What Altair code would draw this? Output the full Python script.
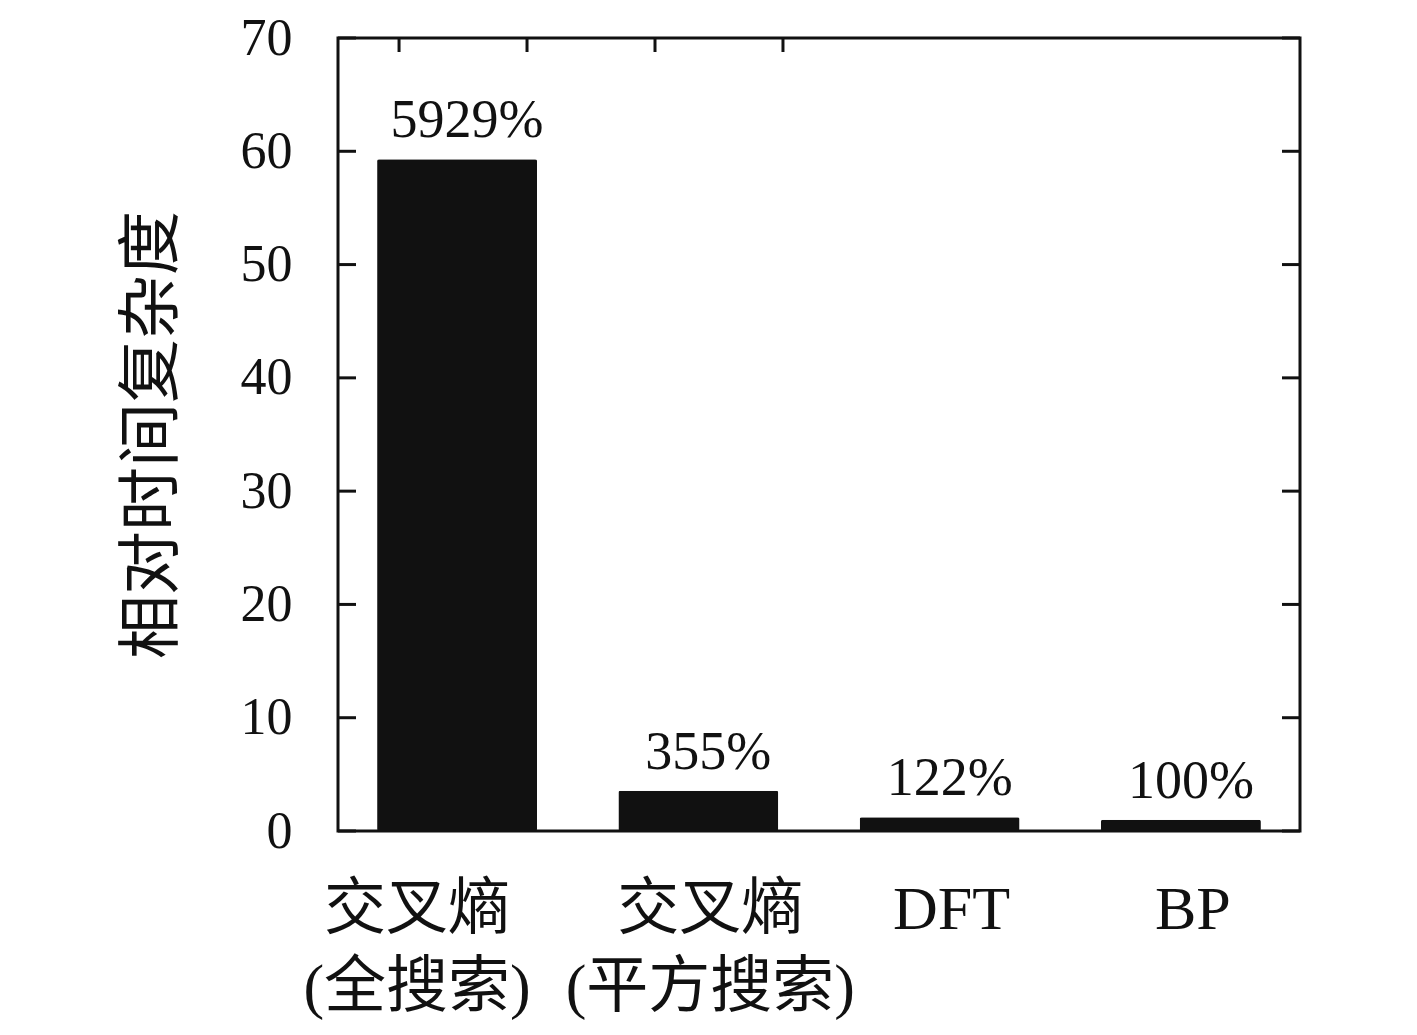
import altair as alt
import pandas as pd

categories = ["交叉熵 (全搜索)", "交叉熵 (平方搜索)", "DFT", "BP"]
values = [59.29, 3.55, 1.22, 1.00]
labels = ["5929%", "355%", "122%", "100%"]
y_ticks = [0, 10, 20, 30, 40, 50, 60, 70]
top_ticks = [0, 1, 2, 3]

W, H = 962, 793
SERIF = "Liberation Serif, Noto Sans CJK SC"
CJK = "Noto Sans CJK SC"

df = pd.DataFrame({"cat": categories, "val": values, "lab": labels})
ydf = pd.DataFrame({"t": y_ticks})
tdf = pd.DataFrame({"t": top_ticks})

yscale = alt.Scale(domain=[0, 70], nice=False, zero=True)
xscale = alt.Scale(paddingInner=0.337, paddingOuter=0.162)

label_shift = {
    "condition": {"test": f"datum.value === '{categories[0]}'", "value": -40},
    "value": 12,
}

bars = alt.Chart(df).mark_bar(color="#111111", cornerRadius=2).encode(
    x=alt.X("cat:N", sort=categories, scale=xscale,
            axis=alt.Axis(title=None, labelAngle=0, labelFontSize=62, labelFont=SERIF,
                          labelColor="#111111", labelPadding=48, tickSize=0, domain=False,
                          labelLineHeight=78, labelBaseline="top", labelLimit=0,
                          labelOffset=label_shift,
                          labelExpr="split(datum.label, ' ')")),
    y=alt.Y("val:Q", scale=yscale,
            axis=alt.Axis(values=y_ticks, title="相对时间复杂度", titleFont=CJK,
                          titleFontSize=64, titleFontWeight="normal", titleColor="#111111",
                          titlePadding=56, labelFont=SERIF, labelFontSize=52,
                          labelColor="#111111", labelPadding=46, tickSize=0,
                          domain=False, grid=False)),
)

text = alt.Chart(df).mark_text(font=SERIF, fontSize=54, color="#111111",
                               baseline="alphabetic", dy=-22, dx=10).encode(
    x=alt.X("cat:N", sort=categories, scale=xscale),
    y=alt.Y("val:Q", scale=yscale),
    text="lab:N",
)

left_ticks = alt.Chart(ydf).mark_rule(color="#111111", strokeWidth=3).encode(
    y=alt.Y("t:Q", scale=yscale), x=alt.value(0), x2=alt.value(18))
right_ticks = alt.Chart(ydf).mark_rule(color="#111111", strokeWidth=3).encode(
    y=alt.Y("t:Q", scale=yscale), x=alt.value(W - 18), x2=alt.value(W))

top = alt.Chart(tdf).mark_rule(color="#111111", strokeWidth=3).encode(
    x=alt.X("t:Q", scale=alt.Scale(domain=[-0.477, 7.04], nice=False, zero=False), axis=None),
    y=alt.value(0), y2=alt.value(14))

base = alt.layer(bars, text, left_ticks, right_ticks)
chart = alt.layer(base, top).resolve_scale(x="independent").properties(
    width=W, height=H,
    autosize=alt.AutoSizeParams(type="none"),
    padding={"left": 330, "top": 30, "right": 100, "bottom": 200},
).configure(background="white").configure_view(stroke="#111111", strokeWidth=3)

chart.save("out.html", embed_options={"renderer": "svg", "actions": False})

++++++++++

Stated problem: Copy out the data above exactly, except the pictures.

Worked solution:
What Altair code would draw this? Output the full Python script.
import altair as alt
import pandas as pd

categories = ["交叉熵 (全搜索)", "交叉熵 (平方搜索)", "DFT", "BP"]
values = [59.29, 3.55, 1.22, 1.00]
labels = ["5929%", "355%", "122%", "100%"]
y_ticks = [0, 10, 20, 30, 40, 50, 60, 70]
top_ticks = [0, 1, 2, 3]

W, H = 962, 793
SERIF = "Liberation Serif, Noto Sans CJK SC"
CJK = "Noto Sans CJK SC"

df = pd.DataFrame({"cat": categories, "val": values, "lab": labels})
ydf = pd.DataFrame({"t": y_ticks})
tdf = pd.DataFrame({"t": top_ticks})

yscale = alt.Scale(domain=[0, 70], nice=False, zero=True)
xscale = alt.Scale(paddingInner=0.337, paddingOuter=0.162)

label_shift = {
    "condition": {"test": f"datum.value === '{categories[0]}'", "value": -40},
    "value": 12,
}

bars = alt.Chart(df).mark_bar(color="#111111", cornerRadius=2).encode(
    x=alt.X("cat:N", sort=categories, scale=xscale,
            axis=alt.Axis(title=None, labelAngle=0, labelFontSize=62, labelFont=SERIF,
                          labelColor="#111111", labelPadding=48, tickSize=0, domain=False,
                          labelLineHeight=78, labelBaseline="top", labelLimit=0,
                          labelOffset=label_shift,
                          labelExpr="split(datum.label, ' ')")),
    y=alt.Y("val:Q", scale=yscale,
            axis=alt.Axis(values=y_ticks, title="相对时间复杂度", titleFont=CJK,
                          titleFontSize=64, titleFontWeight="normal", titleColor="#111111",
                          titlePadding=56, labelFont=SERIF, labelFontSize=52,
                          labelColor="#111111", labelPadding=46, tickSize=0,
                          domain=False, grid=False)),
)

text = alt.Chart(df).mark_text(font=SERIF, fontSize=54, color="#111111",
                               baseline="alphabetic", dy=-22, dx=10).encode(
    x=alt.X("cat:N", sort=categories, scale=xscale),
    y=alt.Y("val:Q", scale=yscale),
    text="lab:N",
)

left_ticks = alt.Chart(ydf).mark_rule(color="#111111", strokeWidth=3).encode(
    y=alt.Y("t:Q", scale=yscale), x=alt.value(0), x2=alt.value(18))
right_ticks = alt.Chart(ydf).mark_rule(color="#111111", strokeWidth=3).encode(
    y=alt.Y("t:Q", scale=yscale), x=alt.value(W - 18), x2=alt.value(W))

top = alt.Chart(tdf).mark_rule(color="#111111", strokeWidth=3).encode(
    x=alt.X("t:Q", scale=alt.Scale(domain=[-0.477, 7.04], nice=False, zero=False), axis=None),
    y=alt.value(0), y2=alt.value(14))

base = alt.layer(bars, text, left_ticks, right_ticks)
chart = alt.layer(base, top).resolve_scale(x="independent").properties(
    width=W, height=H,
    autosize=alt.AutoSizeParams(type="none"),
    padding={"left": 330, "top": 30, "right": 100, "bottom": 200},
).configure(background="white").configure_view(stroke="#111111", strokeWidth=3)

chart.save("out.html", embed_options={"renderer": "svg", "actions": False})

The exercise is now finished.